What you are asked to do:
Return each line of the records holding the string "would".

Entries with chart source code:
BEGIN

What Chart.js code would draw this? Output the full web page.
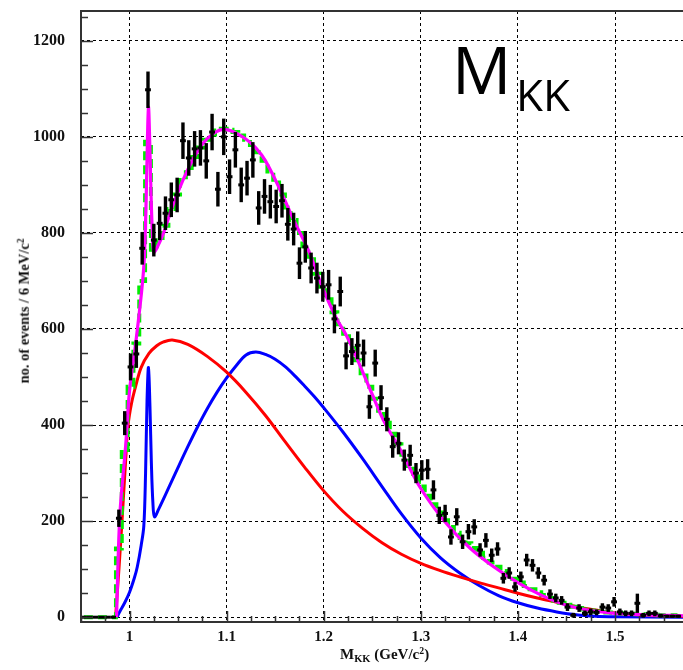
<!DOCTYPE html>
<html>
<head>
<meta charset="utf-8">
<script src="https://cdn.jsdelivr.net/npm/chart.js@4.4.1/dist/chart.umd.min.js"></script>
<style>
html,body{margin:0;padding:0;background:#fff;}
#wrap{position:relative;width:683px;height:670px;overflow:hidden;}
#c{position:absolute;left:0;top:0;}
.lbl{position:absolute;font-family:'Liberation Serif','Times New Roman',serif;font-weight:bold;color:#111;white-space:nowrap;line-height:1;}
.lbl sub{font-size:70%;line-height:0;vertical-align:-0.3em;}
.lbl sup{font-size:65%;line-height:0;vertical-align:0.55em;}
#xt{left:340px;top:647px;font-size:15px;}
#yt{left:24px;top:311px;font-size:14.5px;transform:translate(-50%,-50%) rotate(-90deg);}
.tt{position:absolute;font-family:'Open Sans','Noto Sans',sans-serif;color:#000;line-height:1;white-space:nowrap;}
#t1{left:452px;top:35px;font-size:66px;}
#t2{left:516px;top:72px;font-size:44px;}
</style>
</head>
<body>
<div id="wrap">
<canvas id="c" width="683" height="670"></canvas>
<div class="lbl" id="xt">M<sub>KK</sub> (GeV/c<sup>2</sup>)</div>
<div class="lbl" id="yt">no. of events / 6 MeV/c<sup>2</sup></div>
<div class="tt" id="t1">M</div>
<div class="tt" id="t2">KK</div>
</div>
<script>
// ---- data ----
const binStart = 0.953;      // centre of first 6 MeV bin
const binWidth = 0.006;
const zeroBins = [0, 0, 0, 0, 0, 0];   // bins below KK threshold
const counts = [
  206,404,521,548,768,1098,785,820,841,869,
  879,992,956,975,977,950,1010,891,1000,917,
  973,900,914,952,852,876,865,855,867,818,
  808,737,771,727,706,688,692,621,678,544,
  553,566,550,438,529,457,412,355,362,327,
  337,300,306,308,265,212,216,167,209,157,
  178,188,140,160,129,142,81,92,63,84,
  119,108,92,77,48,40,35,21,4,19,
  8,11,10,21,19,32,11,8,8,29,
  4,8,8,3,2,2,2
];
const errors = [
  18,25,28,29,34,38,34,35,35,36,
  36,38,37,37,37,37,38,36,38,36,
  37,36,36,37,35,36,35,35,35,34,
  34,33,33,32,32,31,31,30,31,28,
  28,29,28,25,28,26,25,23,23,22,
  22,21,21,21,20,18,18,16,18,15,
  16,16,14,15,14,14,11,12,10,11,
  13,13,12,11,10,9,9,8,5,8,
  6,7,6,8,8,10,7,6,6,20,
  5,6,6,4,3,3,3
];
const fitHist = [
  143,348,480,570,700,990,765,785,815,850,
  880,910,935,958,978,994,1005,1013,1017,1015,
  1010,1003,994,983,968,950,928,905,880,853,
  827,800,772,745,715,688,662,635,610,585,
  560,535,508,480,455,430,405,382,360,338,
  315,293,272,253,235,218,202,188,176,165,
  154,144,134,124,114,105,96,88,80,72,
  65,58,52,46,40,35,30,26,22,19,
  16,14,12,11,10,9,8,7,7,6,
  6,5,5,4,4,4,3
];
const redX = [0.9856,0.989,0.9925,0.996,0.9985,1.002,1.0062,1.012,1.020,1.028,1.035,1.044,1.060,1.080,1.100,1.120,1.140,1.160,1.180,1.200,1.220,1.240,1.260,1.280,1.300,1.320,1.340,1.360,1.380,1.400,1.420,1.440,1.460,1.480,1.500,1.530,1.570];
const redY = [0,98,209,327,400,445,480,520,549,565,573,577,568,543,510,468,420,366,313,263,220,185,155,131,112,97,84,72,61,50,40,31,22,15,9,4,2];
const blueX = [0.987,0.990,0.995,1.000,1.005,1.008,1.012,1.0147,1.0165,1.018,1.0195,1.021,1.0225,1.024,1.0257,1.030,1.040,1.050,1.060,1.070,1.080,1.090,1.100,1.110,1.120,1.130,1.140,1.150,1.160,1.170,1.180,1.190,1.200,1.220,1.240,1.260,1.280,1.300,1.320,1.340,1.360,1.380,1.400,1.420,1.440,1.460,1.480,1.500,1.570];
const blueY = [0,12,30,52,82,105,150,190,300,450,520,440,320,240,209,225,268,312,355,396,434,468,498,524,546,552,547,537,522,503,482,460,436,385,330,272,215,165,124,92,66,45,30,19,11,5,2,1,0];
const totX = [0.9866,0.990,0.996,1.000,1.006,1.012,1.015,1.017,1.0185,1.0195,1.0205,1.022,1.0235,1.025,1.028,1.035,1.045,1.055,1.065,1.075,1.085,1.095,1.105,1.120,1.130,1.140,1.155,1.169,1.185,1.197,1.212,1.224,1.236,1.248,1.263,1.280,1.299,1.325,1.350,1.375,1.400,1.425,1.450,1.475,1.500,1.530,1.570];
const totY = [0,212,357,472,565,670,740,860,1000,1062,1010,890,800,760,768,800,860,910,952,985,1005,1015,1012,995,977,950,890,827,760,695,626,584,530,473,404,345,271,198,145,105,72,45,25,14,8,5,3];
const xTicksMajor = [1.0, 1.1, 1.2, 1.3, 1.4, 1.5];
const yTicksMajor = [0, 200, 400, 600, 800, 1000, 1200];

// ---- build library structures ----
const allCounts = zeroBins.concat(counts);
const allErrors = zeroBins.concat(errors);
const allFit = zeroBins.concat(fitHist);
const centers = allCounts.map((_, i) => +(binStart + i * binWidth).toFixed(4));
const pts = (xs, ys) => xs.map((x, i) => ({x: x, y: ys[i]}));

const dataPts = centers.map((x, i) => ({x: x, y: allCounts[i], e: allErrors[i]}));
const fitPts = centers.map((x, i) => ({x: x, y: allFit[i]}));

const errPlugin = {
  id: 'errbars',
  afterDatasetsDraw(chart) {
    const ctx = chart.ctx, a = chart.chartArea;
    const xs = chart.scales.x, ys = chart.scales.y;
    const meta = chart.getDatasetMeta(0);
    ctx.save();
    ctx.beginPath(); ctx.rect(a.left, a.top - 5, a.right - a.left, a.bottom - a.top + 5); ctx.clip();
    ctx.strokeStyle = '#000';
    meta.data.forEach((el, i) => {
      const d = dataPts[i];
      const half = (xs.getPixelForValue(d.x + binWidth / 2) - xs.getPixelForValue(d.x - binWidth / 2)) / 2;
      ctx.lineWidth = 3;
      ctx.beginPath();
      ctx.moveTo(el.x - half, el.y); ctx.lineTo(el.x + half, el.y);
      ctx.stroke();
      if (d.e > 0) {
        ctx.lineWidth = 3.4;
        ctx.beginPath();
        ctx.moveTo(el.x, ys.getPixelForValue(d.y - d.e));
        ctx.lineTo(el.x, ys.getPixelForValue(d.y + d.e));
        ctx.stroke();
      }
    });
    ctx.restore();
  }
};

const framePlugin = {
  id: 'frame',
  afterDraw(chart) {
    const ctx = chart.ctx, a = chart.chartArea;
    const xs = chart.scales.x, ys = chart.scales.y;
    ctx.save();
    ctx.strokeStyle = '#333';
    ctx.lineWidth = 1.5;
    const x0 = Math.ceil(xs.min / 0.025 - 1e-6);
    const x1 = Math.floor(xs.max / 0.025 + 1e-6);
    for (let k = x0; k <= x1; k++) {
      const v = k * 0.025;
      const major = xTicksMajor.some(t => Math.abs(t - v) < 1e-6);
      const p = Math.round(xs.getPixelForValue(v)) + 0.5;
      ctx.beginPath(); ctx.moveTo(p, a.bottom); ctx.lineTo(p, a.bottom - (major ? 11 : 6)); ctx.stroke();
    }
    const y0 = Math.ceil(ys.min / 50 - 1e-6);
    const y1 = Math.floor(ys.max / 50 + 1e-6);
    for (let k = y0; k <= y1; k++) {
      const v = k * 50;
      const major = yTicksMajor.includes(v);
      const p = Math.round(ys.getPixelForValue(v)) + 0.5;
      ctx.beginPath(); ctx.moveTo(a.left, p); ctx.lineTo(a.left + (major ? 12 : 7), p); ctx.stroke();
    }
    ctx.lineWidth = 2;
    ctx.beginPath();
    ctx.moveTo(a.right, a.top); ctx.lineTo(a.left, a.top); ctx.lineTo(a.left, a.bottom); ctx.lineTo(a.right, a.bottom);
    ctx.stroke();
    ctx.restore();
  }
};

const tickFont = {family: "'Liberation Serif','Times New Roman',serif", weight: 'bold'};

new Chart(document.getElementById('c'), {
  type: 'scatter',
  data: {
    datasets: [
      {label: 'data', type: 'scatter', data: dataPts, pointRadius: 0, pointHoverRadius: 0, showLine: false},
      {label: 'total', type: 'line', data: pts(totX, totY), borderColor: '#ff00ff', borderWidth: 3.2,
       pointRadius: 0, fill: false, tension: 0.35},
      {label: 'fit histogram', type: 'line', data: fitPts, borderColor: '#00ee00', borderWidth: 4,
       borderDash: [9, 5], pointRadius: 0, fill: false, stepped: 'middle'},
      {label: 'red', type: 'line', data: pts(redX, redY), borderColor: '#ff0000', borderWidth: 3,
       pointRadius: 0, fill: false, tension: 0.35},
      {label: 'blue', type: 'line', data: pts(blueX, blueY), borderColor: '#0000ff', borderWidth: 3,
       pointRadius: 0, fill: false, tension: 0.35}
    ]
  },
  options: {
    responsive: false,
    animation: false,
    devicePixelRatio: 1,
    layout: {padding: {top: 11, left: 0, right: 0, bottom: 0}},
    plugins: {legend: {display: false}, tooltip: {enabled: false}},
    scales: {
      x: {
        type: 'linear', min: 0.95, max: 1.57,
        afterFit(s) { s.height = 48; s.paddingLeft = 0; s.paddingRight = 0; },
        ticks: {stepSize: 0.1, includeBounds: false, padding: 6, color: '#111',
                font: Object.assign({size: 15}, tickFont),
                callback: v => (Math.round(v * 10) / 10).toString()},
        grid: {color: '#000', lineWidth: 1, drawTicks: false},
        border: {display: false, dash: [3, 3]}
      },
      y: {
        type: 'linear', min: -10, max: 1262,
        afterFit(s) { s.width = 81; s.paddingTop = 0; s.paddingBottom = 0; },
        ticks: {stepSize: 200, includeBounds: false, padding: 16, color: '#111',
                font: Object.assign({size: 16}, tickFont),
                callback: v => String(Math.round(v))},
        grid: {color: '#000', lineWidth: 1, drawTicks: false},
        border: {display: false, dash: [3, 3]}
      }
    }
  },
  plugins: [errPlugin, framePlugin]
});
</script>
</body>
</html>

END
BEGIN

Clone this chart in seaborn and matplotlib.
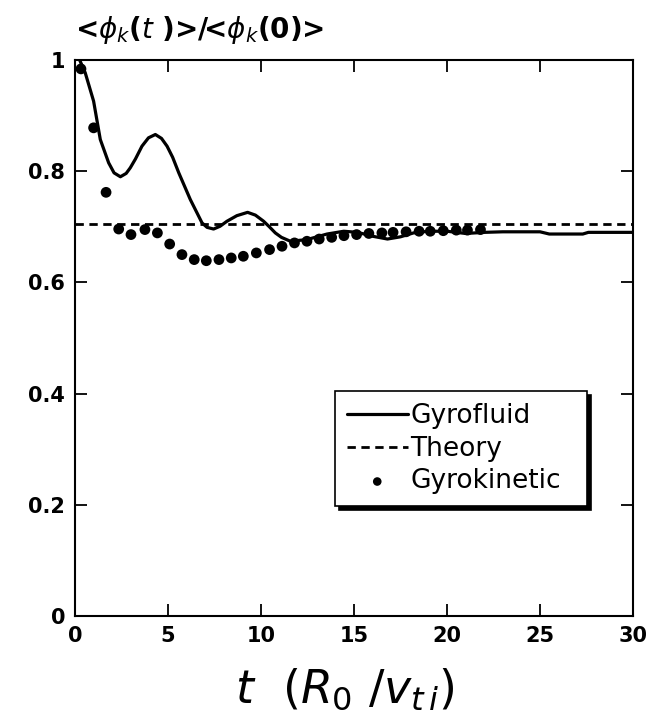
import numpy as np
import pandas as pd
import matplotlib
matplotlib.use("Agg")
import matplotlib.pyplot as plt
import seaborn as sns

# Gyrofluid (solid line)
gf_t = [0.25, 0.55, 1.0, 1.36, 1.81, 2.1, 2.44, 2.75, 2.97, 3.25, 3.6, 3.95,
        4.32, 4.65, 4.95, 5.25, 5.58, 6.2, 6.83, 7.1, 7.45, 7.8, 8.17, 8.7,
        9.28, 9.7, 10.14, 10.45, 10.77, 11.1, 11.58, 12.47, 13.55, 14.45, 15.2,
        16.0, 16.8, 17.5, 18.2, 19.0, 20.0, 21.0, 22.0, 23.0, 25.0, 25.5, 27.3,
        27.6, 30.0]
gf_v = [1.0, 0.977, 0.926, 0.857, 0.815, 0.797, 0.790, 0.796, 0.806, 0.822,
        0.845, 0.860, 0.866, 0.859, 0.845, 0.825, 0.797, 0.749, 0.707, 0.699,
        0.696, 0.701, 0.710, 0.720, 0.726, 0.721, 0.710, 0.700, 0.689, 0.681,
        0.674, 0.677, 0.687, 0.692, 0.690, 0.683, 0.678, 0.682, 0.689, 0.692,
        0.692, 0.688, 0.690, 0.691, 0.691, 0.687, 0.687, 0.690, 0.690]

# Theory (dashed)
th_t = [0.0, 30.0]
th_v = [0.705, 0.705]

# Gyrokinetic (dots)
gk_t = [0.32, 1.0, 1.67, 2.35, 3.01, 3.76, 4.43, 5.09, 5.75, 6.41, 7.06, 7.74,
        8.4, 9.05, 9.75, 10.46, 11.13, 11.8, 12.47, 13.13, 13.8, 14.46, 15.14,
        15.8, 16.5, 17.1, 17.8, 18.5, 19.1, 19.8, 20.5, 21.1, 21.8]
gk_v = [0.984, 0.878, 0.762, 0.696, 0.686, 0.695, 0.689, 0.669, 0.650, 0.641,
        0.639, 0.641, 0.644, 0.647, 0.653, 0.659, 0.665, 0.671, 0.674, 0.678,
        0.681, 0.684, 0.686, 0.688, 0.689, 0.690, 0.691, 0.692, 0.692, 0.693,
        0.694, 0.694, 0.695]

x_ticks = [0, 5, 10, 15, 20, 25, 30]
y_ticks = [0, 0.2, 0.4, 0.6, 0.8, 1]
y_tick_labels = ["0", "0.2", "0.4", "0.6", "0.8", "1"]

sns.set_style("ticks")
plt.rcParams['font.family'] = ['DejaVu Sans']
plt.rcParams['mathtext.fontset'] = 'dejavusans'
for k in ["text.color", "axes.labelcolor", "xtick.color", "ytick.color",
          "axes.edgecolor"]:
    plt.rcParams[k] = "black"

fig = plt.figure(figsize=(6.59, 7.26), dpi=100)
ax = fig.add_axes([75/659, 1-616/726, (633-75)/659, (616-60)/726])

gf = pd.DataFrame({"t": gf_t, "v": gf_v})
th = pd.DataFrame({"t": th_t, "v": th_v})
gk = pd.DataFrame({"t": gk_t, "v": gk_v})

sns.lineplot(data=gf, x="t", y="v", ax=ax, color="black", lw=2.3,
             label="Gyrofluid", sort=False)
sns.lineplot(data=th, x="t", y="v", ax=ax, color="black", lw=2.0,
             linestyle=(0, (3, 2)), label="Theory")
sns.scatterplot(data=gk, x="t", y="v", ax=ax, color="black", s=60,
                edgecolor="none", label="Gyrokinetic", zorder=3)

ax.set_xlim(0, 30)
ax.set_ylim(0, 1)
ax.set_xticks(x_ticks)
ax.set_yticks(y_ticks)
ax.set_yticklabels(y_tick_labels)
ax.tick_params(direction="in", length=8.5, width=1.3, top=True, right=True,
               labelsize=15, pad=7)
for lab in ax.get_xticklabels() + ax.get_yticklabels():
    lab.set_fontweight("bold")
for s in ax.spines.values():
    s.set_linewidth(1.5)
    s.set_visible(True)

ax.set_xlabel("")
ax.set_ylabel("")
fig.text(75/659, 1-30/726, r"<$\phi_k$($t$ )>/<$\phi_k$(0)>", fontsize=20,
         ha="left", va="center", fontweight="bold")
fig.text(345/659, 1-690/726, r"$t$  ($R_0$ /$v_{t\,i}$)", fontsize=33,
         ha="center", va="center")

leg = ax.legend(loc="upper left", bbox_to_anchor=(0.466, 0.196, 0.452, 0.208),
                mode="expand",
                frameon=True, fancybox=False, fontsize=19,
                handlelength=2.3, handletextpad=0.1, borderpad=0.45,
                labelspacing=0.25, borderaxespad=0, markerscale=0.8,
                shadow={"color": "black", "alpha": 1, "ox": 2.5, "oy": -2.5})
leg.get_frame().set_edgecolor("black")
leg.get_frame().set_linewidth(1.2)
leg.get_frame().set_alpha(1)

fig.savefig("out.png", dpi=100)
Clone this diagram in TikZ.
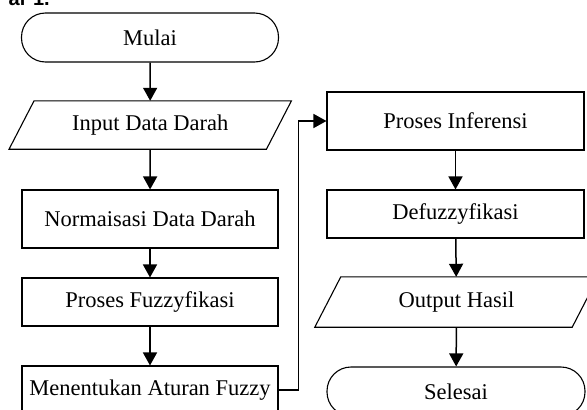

END
BEGIN

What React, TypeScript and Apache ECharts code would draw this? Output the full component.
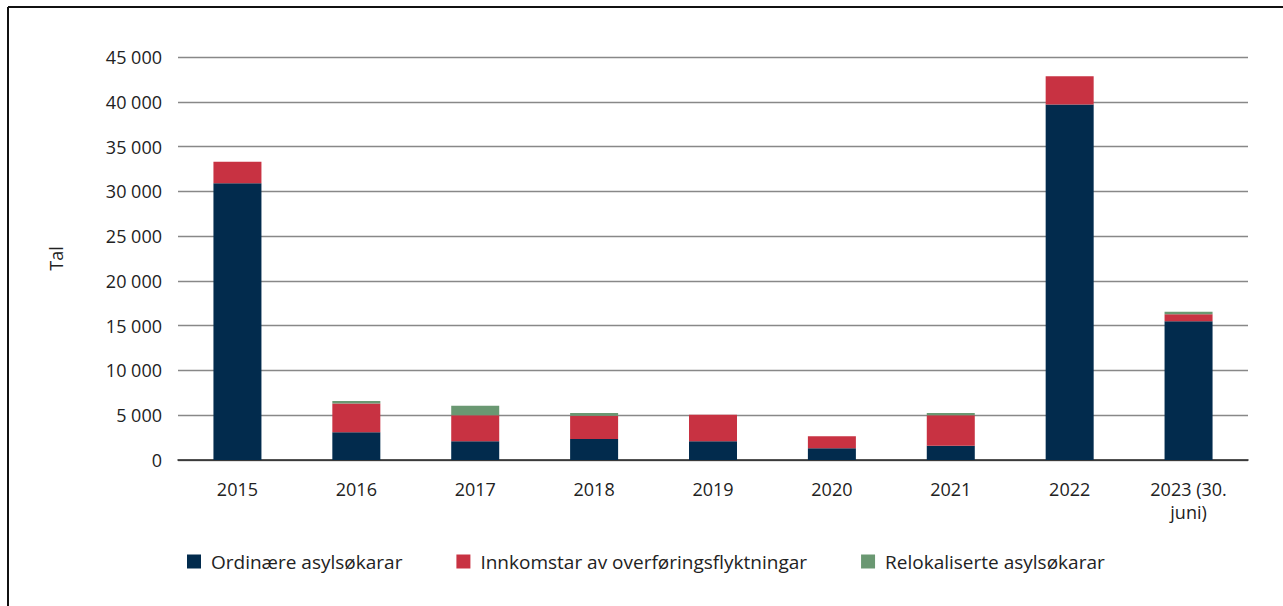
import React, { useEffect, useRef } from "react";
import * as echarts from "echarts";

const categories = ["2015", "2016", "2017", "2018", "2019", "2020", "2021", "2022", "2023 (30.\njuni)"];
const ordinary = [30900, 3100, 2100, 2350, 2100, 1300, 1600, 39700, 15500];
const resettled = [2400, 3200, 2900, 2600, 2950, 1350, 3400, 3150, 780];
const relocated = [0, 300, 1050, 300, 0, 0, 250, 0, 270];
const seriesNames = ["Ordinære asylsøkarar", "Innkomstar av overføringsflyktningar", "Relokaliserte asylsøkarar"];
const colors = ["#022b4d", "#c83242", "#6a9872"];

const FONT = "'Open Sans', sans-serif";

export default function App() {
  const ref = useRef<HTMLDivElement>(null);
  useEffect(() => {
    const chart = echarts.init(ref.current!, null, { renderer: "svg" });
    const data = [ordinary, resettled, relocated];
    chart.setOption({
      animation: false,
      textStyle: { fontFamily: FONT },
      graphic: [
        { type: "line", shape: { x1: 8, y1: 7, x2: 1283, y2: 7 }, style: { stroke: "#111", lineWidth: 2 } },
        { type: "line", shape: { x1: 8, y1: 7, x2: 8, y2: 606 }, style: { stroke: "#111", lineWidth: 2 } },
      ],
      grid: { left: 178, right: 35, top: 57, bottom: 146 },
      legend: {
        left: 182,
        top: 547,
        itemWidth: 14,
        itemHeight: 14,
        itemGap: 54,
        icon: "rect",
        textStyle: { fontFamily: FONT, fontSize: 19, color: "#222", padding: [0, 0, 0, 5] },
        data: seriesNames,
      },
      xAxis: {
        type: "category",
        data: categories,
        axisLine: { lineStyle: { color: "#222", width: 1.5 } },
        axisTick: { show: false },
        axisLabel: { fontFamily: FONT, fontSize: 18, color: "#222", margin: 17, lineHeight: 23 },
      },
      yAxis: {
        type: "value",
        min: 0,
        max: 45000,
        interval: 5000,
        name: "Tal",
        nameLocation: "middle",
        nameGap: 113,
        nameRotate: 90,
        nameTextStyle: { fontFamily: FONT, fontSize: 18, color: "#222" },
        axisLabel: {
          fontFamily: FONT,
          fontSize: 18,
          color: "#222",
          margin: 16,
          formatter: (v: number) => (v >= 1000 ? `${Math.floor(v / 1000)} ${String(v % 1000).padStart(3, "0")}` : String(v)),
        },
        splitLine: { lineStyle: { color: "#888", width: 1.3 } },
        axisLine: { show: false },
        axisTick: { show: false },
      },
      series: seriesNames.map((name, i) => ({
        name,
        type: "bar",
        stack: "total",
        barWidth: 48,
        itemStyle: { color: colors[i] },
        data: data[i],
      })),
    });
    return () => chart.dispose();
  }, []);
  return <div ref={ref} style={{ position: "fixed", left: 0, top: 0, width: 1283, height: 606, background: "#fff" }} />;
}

END

Output:
What Chart.js code would draw this? Output the full web page.
What React, TypeScript and Apache ECharts code would draw this? Output the full component.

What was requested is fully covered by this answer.